Open the windows of the house of Thorbecke

If you want to close the gap between government and citizens, they would need the same information

In dit pand aan de Garenmarkt in Leiden, schreef Johan Rudolph Thorbecke in 1848 de Grondwetsherziening.

A group of mayors, aldermen and city councilors called out ‘Code Orange’. They argue that the gap between citizens and government should be diminished. However, you cannot achieve this only with various experiments, loting and conferences but more importantly by structurally address the information asymmetry between government and citizens.

The House of Thorbecke

When Johan Rudolph Thorbecke, a Dutch politician and statesman of liberal signature and one of the most important Dutch politicians of the 19th century built the administrative center of the Netherlands, he could not foresee what would change the information management of the government with the advent of internet and digitalisation. Although we live in a time where everyone is dependent on (real time) digital information, the windows of the House of Thorbecke, with four tiers and strict ministerial responsibility, is still largely closed.

The public service mission of a municipality is not unique

One cannot continue to say that all public tasks of local governments are unique. This also applies to digital government information. Thorbecke not only built the public administrative house of the Netherlands but also enshrined the right to information in the early constitution. Nowadays, when you want information from all local governments or municipalities, you still need to do a tour of 390 municipalities, various departments, officials and deadlines and you will get a wide variety of answers to the same information request.

An example. Each municipality provides grants or subsidies. In the Netherlands there is only a handful of municipalities that actively share data on grants or subsidies, recipients, projects, policy and amounts. Let alone in an open machine-readable format. If you want to have this information, however, you will need to ask every municipality separately for that information. Each municipality deals differently with this question. Some would send you the information within a week, others take much longer. Some would treat the request as a formal FOIA request. Many municipalities have made it impossible to file such a request electronically.

Governments themselves are the largest re-user of data

It this way, it takes unnecessary time, resources and hassle. It hampers innovations and opportunities to derive social and economic benefits from open data. For scaling up open data on a national level it is really not necessary that each local government has its own open data portal. As governments themselves are the largest re-user of public sector information, much more data from local and regional governments should be accessible. What is important for structured decentralised public information is that the data is standardised, structured and centrally accessible.


There is not an app but a solution for it. In the UK there is something called the ‘single data list‘, a list of all the datasets that local government must submit to central government. Governments, local and regional authorities, agencies and ministries exchange a lot of digital government information. Ministries require data from local governments and regional governments exchange information with municipalities.

Transparency reduces costs

If we are able to make a single decentralised data list, we would not only make more data available and centrally accessible, it would also save a lot of unnessary costs. It’s a list of datasets and public data that governments exchange between eachother, data that could be requested or digital government information every government holds.

The datasets on this list that without limitations can be made public, could be made open immediately.
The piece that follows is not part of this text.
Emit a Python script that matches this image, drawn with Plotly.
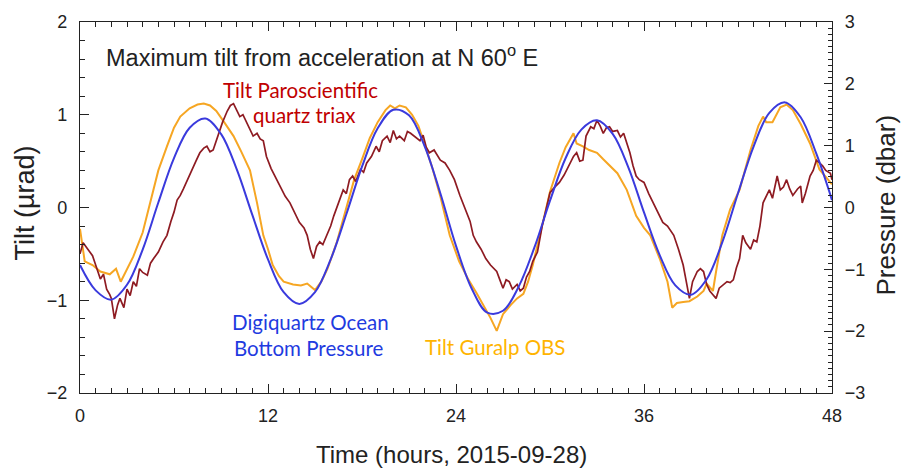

It would be great if such a list could be updated every six months. Re-users, governments and others would know what data is available on a national scale and could influence the list.

It’s a win-win for everyone. In this way, we would save not only a lot of resources but would also bring the digital information House of Thorbecke in order. This is one of the building blocks to reduce the information asymmetry between government and citizens. Because you want to close the gap, you do need a level playing field.